| Task instructions |
Transcribe all of the material exactly.

| Data excerpt |

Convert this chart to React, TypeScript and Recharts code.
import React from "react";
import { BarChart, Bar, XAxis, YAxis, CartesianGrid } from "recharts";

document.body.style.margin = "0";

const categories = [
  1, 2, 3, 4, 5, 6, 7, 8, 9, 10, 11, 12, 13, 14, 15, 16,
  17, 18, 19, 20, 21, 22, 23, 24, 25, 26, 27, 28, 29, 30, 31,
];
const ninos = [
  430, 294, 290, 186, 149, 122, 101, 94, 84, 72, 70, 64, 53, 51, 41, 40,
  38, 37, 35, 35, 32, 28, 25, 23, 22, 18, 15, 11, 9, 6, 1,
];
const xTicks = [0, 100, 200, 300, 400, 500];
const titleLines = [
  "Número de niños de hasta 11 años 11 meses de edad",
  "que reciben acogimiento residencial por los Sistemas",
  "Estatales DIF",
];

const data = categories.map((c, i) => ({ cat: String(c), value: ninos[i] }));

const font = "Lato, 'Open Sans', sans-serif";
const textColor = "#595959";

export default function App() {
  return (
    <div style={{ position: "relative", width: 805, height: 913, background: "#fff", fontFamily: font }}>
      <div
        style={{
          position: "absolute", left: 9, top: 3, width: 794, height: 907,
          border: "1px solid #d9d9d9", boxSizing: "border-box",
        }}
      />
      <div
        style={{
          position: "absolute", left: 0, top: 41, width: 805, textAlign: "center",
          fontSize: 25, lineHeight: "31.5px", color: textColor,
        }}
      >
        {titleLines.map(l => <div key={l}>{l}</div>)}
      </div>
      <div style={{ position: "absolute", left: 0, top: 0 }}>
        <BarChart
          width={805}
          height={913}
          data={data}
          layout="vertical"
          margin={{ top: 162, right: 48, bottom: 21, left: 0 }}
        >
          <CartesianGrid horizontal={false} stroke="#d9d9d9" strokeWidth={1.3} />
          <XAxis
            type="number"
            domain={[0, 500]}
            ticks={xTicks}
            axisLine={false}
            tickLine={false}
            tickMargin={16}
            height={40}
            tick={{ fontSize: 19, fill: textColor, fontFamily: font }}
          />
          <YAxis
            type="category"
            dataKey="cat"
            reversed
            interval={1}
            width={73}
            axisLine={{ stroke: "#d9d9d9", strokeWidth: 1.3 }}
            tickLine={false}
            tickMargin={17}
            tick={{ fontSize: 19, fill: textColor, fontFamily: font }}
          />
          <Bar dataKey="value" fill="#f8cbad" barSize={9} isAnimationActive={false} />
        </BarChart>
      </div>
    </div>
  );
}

| Correct response |
Convert this chart to React, TypeScript and Recharts code.
import React from "react";
import { BarChart, Bar, XAxis, YAxis, CartesianGrid } from "recharts";

document.body.style.margin = "0";

const categories = [
  1, 2, 3, 4, 5, 6, 7, 8, 9, 10, 11, 12, 13, 14, 15, 16,
  17, 18, 19, 20, 21, 22, 23, 24, 25, 26, 27, 28, 29, 30, 31,
];
const ninos = [
  430, 294, 290, 186, 149, 122, 101, 94, 84, 72, 70, 64, 53, 51, 41, 40,
  38, 37, 35, 35, 32, 28, 25, 23, 22, 18, 15, 11, 9, 6, 1,
];
const xTicks = [0, 100, 200, 300, 400, 500];
const titleLines = [
  "Número de niños de hasta 11 años 11 meses de edad",
  "que reciben acogimiento residencial por los Sistemas",
  "Estatales DIF",
];

const data = categories.map((c, i) => ({ cat: String(c), value: ninos[i] }));

const font = "Lato, 'Open Sans', sans-serif";
const textColor = "#595959";

export default function App() {
  return (
    <div style={{ position: "relative", width: 805, height: 913, background: "#fff", fontFamily: font }}>
      <div
        style={{
          position: "absolute", left: 9, top: 3, width: 794, height: 907,
          border: "1px solid #d9d9d9", boxSizing: "border-box",
        }}
      />
      <div
        style={{
          position: "absolute", left: 0, top: 41, width: 805, textAlign: "center",
          fontSize: 25, lineHeight: "31.5px", color: textColor,
        }}
      >
        {titleLines.map(l => <div key={l}>{l}</div>)}
      </div>
      <div style={{ position: "absolute", left: 0, top: 0 }}>
        <BarChart
          width={805}
          height={913}
          data={data}
          layout="vertical"
          margin={{ top: 162, right: 48, bottom: 21, left: 0 }}
        >
          <CartesianGrid horizontal={false} stroke="#d9d9d9" strokeWidth={1.3} />
          <XAxis
            type="number"
            domain={[0, 500]}
            ticks={xTicks}
            axisLine={false}
            tickLine={false}
            tickMargin={16}
            height={40}
            tick={{ fontSize: 19, fill: textColor, fontFamily: font }}
          />
          <YAxis
            type="category"
            dataKey="cat"
            reversed
            interval={1}
            width={73}
            axisLine={{ stroke: "#d9d9d9", strokeWidth: 1.3 }}
            tickLine={false}
            tickMargin={17}
            tick={{ fontSize: 19, fill: textColor, fontFamily: font }}
          />
          <Bar dataKey="value" fill="#f8cbad" barSize={9} isAnimationActive={false} />
        </BarChart>
      </div>
    </div>
  );
}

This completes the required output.